So long, and thanks for all the phish

I deleted my Twitter account.  Gone; done; terminated; boxed; flushed; whacked; finished.  There are probably endless euphemisms for it.  In any case, I cogitated long and hard and I made the decision to eliminate it.  

I don’t recall getting any phishing emails as a direct result of my Twitter account, though I did get my share of spam.

Why did I do it?  It reminded me too much of electronic high-school.  Maybe junior high.  There’s just too much “oooh, my coworkers are doing this, hee hee”; “I’m peeing”; “I’m so tired today”; “So-and-so  is wearing pink shoes.”  Seriously.  This is what the girls giggled about in high school, folks.  Add to that the cliques – oh and there are cliques, you best believe – and the deal is closed.  

For me, the signal-to-noise ratio was unbelievably low; I derived no benefit from it whatsoever, and in fact it was detrimental to both my work and my free time.  I was following somewhere around 70 people give or take a few, and had about 80 followers.  There’s no way I could find the time to sift through the banter to find the one nugget of useful information that may have slipped past me three hours ago while I was building 8.0, fetching 7.2, closing bug tickets, and writing functional specs and reading design specs.  To further complicate matters tweets become conversations and you have to follow entire threads of tweets to figure out what  a dozen people are discussing, only to discover it started with someone flaming imperative programming languages.

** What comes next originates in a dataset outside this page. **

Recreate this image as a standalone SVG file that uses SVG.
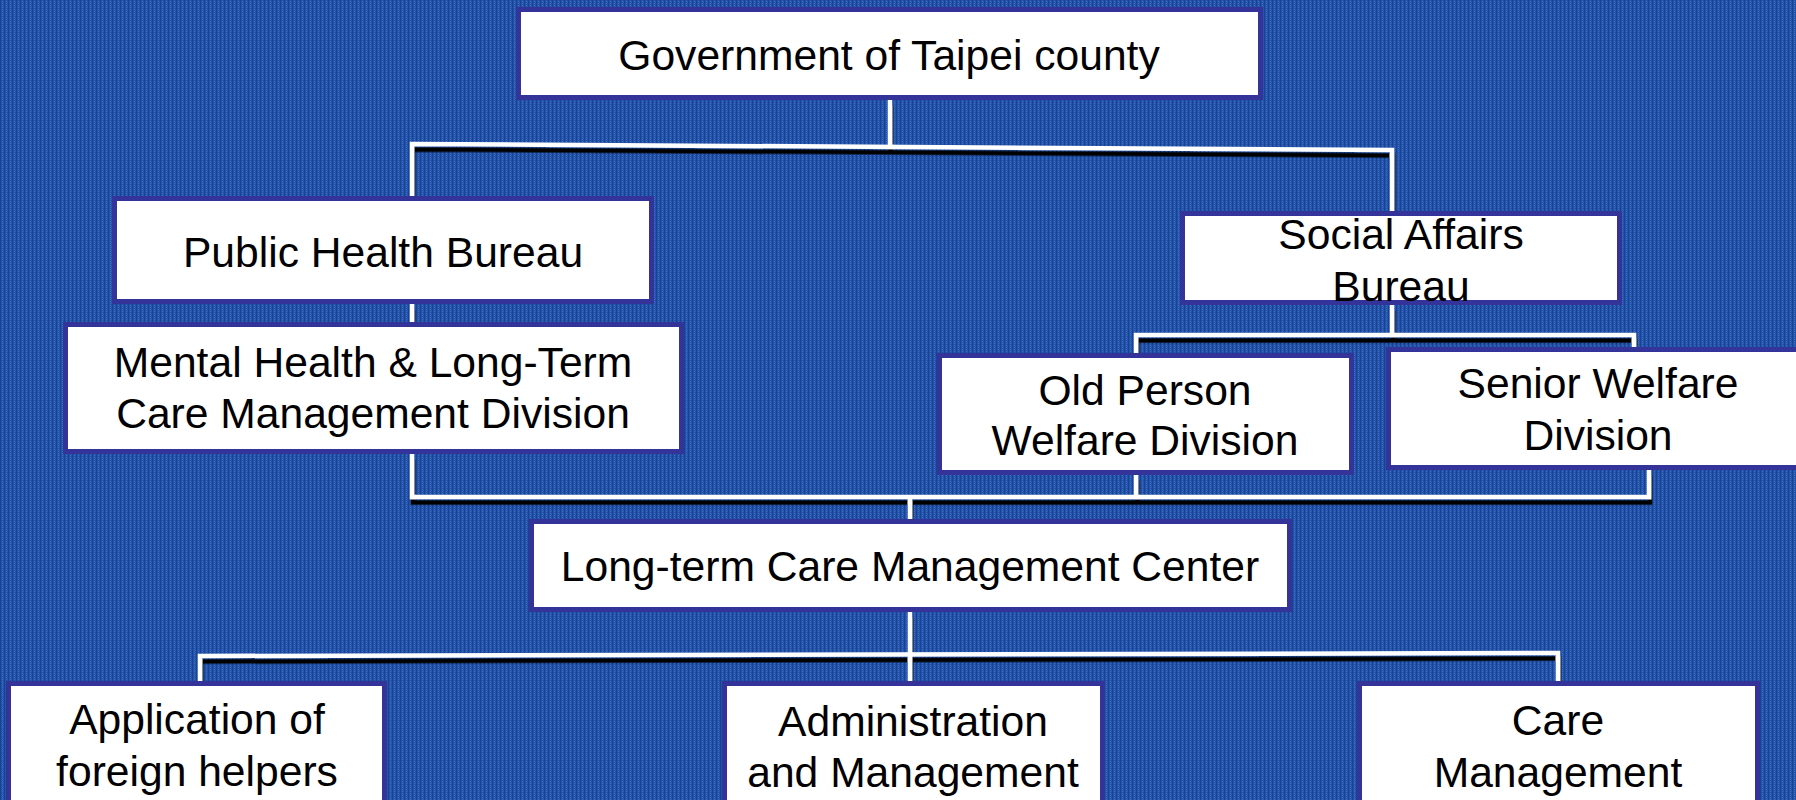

Maybe I wasn’t following the right people.  That’s a tough argument to make; I believe I was.  It just never materialized into anything other than a time sink – a giant sucking sound as my life was drained from me.  Sure, I’m guilty for tweeting my share of inane drivel.  But the whole concept of Twitter – expressing something meaningful and useful in 140 characters or less is just… well, nuts.  The whole point of Twitter is “exchange of quick, frequent answers to one simple question: What are you doing?”  Who cares?  Maybe I’m sleeping.  Maybe I’m dropping a deuce, do you really care?  It answers the question, though.  Does anyone really care who is wearing pink shoes, or who is typing a Twitter-flame right now?  Probably not.  I don’t, anyway.  I can’t possibly believe that people who are following more than 50 other people derive anything more than simple chatty pleasure from it.  There can be no way to justify the maintenance costs to get a minimal amount of useful information.  

It is said (by Dr. Brian Cox) of the Large Hadron Collider during a collision that it generates the equivalent of “10,000 Encyclopedia Britannica’s a second.”  I believe Twitter is the human analog of the LHC.  There is more data being generated by the hundreds of thousands of users than can be distilled into anything meaningful by a single person in real time.  When more than one person tries, it becomes recursive Twitter.

Twitter does seem to have some redeeming qualities.  If you live in your parent’s basement for example, it’s a 21st century chat room.  It seems useful for people who have a lot of free time at work – the kind of people who either get paid to talk to other people for a living or who will be replaced by software soon.  To say the least, Twitter seems to have found it’s niche in the social networking world, but it’s just not a place that I want to hang out.  I have friends, a family, kids, and hobbies (way too many hobbies) and perhaps most importantly a job.  I just don’t have the time currency to sink into a losing investment.

Now if you’ll excuse me, I have to watch paint dry.